Les barricades-forteresses par opposition aux barrages filtrants brandissent un drapeau blanc. Les habitants revendiquant le désir de vivre en paix et en sécurité dans leurs quartiers.

Que vaut cette blancheur ? Certes le climat anxiogène insupportable blanchit cheveux et nuits sans sommeil.

Dans un communiqué (encore), le président de l’UC accuse l’État d’être responsable du climat anxiogène de guerre civile traitant et maltraitant les militants en émeutiers à mater.

Le dramaturge kanak Pierre Wakaw Gope caricaturait les élections référendaires dans une pièce bouffonne Moi je vote Blanc. Le grotesque jouait sur l’ambivalence : Moi Noir je vote Blanc.

Le drapeau fut drapeau du Pays kanak en 1983 puis drapeau Kanaky en 1985 nommé drapeau FLNKS en 1989 et aujourd’hui renommé drapeau Kanaky. Il est brandi par les gosses kanak.

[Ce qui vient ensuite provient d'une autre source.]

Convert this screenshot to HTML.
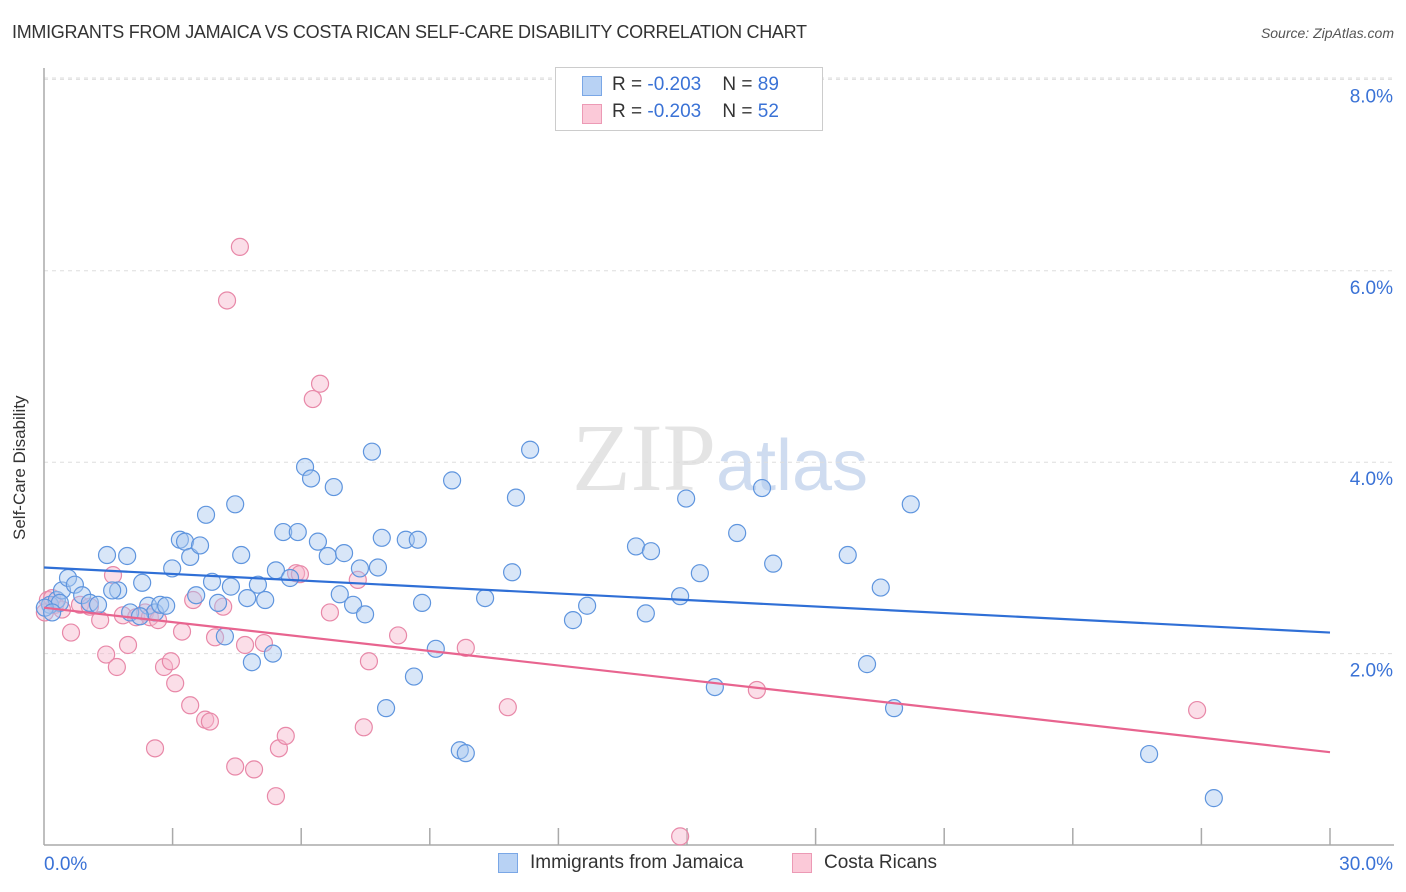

La composition est harmonieuse : la flèche faitière centrée dans le soleil placé sur les trois bandes horizontales Bleu Rouge Vert. La symbolique kanak océanienne est forte. Le rouge renvoie à la lutte et au sang des utérins, un des marqueurs culturels majeurs des structures coutumières kanak. Le Bleu du Ciel du Pacifique. Le Vert de la Nature. Le Soleil de l’Océanie, du Pays Kanak. La flèche faîtière posée au somment de la toiture de la Case, métonymie du Pays Kanak. Flèche qu’on place parfois dans les cimetières des chefferies. L’ensemble exprime la puissance souveraine. Elle règne sur la terre, la mer, l’air, l’invisible, sur les vivants, les éléments cosmiques de Kanaky. Le drapeau exprime le devenir souverain.

Comment voulez-vous qu’un drapeau Blanc puisse éclipser le drapeau Kanaky ?

Comment voulez-vous que la France qui tue des jeunes Kanak ne renforce pas leur conviction de Kanaky ?

On va finir par croire que le plus grand défenseur de la cause de Kanaky, c’est Emmanuel Macron !

 

 

 

1 « Force est de constater », la locution verbale est comique. On pourrait à l’inverse affirmer que « force est de constater » que plus personne ne contrôle plus rien.